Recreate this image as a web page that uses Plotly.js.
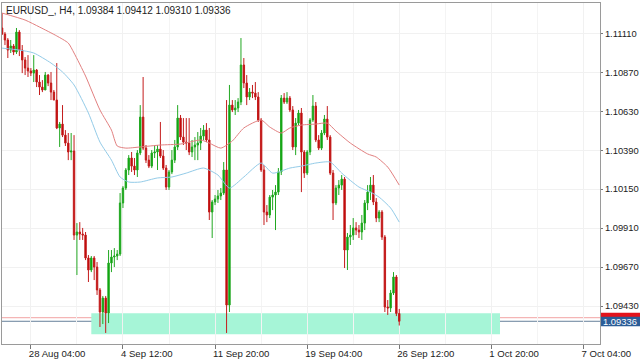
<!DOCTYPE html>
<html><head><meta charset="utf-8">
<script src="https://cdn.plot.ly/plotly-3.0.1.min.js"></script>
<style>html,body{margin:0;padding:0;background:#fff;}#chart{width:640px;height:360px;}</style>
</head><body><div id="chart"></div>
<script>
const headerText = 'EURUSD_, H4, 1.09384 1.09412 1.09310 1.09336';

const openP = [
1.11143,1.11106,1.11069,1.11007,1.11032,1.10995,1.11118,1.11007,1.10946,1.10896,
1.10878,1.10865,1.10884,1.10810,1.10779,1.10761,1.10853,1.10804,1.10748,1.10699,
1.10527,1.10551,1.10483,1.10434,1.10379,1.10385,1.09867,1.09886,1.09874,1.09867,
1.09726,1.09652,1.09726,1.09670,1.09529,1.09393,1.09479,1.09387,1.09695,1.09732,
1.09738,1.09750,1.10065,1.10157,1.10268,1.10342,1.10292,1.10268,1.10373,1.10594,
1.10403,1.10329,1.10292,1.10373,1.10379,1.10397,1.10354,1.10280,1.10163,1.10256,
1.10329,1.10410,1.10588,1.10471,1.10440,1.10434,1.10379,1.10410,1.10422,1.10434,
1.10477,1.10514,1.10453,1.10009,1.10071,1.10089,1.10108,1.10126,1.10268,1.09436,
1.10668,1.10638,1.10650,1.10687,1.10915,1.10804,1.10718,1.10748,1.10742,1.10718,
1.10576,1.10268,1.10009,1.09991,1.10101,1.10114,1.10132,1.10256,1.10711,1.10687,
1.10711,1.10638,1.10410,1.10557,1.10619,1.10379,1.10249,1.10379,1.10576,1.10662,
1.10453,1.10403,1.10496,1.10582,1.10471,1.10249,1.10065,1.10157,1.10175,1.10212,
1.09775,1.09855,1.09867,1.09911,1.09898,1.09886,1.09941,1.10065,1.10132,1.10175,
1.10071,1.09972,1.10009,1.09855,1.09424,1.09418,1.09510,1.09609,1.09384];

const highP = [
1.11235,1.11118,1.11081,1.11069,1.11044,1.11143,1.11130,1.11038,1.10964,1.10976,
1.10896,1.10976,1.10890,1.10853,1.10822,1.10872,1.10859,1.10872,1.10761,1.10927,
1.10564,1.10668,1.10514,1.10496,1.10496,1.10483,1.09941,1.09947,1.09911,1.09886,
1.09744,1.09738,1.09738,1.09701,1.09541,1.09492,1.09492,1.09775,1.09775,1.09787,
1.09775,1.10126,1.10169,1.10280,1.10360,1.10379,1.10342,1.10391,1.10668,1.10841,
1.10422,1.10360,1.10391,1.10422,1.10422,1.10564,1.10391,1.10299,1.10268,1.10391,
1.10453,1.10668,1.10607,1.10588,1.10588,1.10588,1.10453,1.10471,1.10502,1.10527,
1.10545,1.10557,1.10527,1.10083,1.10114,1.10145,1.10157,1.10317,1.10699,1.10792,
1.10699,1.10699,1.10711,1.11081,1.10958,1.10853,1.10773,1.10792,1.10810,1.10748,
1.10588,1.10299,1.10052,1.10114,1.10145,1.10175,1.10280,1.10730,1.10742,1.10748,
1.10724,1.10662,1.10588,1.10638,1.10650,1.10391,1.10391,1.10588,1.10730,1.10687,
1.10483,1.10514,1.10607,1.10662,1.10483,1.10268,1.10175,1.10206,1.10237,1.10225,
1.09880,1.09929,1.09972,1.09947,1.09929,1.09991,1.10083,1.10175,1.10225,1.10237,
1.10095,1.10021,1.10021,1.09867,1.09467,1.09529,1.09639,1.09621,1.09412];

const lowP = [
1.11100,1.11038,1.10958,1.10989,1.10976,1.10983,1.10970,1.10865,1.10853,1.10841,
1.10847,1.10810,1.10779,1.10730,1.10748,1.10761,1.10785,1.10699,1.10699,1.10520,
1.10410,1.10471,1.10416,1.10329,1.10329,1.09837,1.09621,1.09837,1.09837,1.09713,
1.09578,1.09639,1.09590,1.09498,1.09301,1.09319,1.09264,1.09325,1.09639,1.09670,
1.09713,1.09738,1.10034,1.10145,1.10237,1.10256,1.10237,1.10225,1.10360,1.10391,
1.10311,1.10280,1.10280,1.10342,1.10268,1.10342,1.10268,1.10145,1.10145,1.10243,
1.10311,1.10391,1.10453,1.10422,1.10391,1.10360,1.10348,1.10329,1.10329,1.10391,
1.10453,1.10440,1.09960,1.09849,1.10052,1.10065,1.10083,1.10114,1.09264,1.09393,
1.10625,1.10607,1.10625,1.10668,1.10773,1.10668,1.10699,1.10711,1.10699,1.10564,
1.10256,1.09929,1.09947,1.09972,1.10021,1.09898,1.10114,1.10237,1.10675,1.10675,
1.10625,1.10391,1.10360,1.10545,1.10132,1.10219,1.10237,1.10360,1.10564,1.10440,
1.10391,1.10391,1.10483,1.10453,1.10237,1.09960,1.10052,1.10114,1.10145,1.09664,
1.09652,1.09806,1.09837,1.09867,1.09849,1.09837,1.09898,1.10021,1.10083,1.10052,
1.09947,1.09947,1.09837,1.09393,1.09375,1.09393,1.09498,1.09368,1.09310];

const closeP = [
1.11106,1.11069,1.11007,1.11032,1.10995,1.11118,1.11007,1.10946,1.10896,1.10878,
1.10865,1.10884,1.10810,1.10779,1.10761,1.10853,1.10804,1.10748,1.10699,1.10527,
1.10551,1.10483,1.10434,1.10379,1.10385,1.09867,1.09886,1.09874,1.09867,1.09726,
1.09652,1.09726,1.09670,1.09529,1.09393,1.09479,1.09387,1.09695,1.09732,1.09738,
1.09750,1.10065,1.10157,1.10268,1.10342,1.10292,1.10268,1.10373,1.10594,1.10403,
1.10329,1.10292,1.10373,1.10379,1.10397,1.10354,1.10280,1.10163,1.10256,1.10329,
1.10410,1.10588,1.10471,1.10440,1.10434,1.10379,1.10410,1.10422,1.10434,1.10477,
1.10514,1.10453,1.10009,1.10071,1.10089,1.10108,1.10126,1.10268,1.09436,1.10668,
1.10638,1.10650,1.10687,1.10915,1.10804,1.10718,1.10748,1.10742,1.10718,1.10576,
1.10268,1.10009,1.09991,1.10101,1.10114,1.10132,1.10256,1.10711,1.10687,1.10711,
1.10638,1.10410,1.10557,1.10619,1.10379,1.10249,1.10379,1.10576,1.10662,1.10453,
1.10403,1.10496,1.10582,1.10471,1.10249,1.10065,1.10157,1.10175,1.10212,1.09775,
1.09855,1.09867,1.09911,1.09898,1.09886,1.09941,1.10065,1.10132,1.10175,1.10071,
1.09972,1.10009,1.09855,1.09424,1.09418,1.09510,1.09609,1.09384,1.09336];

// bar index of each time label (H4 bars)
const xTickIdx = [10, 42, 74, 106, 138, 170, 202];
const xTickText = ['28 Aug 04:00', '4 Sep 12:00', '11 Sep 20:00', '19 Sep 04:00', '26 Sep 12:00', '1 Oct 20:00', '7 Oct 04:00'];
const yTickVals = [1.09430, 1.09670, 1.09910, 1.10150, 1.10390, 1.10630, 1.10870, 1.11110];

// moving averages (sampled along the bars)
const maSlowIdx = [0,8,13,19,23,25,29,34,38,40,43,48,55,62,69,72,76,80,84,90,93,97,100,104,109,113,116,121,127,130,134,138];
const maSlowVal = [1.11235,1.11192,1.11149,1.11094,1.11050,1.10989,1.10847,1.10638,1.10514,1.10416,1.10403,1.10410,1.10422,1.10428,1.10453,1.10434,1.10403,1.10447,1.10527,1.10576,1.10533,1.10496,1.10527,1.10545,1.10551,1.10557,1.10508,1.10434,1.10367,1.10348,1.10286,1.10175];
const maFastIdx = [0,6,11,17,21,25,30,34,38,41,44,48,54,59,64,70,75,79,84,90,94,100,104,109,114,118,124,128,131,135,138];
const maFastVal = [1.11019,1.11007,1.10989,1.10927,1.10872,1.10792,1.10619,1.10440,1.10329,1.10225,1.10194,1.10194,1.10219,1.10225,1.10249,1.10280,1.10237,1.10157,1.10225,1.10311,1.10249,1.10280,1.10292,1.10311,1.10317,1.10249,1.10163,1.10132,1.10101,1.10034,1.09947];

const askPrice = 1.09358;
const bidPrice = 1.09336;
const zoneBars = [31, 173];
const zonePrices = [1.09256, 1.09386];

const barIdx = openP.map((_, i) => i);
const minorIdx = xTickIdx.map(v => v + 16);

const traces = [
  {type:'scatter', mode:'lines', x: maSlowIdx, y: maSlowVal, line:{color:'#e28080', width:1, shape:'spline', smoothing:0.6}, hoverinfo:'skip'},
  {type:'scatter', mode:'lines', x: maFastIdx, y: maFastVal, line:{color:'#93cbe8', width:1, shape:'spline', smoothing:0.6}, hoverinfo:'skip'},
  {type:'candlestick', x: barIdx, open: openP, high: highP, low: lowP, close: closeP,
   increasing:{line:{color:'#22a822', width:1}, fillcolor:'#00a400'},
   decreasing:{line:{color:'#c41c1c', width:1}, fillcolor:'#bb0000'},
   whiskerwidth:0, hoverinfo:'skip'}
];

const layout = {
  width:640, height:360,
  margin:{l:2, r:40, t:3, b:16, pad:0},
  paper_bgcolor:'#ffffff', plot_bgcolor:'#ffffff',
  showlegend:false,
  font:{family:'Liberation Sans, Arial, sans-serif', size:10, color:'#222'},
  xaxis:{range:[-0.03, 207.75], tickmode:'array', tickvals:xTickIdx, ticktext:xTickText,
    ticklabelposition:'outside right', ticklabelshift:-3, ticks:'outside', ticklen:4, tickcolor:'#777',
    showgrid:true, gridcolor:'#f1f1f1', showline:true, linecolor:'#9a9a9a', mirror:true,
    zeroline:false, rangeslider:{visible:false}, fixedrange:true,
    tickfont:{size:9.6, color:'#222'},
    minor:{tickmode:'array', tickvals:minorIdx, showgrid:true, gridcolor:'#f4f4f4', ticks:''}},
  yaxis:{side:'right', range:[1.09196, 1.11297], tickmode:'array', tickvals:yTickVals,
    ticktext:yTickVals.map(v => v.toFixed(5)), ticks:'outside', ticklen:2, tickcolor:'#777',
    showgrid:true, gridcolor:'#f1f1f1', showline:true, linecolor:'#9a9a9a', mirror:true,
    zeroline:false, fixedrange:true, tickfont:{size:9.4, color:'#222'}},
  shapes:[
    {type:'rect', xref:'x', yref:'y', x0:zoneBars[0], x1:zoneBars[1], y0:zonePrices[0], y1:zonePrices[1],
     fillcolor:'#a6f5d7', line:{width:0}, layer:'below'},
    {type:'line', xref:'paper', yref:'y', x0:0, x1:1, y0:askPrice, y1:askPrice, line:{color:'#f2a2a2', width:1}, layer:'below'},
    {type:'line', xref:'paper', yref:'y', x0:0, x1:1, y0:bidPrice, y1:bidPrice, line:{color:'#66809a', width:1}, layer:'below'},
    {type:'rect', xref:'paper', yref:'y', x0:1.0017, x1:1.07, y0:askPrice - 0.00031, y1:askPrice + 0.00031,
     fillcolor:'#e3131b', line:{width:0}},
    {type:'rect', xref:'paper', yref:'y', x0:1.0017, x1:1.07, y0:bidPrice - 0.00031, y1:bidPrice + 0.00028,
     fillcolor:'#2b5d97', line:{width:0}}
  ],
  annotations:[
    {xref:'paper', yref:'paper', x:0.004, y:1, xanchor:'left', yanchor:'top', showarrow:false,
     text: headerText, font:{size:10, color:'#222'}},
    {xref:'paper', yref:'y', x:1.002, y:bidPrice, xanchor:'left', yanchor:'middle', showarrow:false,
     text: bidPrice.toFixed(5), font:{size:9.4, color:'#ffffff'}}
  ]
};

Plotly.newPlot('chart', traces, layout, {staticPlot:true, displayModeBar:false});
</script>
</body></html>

◆ ◆ ◆ ◆ ◆ ◆ ◆

• TASK TO CARRY OUT: Repeat, exactly and in full, each line from the start of the data to the line that contains "const headerText = 'EURUSD_, H4, 1.09384". Pictures do not go in.

• TASK RESULT:
Recreate this image as a web page that uses Plotly.js.
<!DOCTYPE html>
<html><head><meta charset="utf-8">
<script src="https://cdn.plot.ly/plotly-3.0.1.min.js"></script>
<style>html,body{margin:0;padding:0;background:#fff;}#chart{width:640px;height:360px;}</style>
</head><body><div id="chart"></div>
<script>
const headerText = 'EURUSD_, H4, 1.09384 1.09412 1.09310 1.09336';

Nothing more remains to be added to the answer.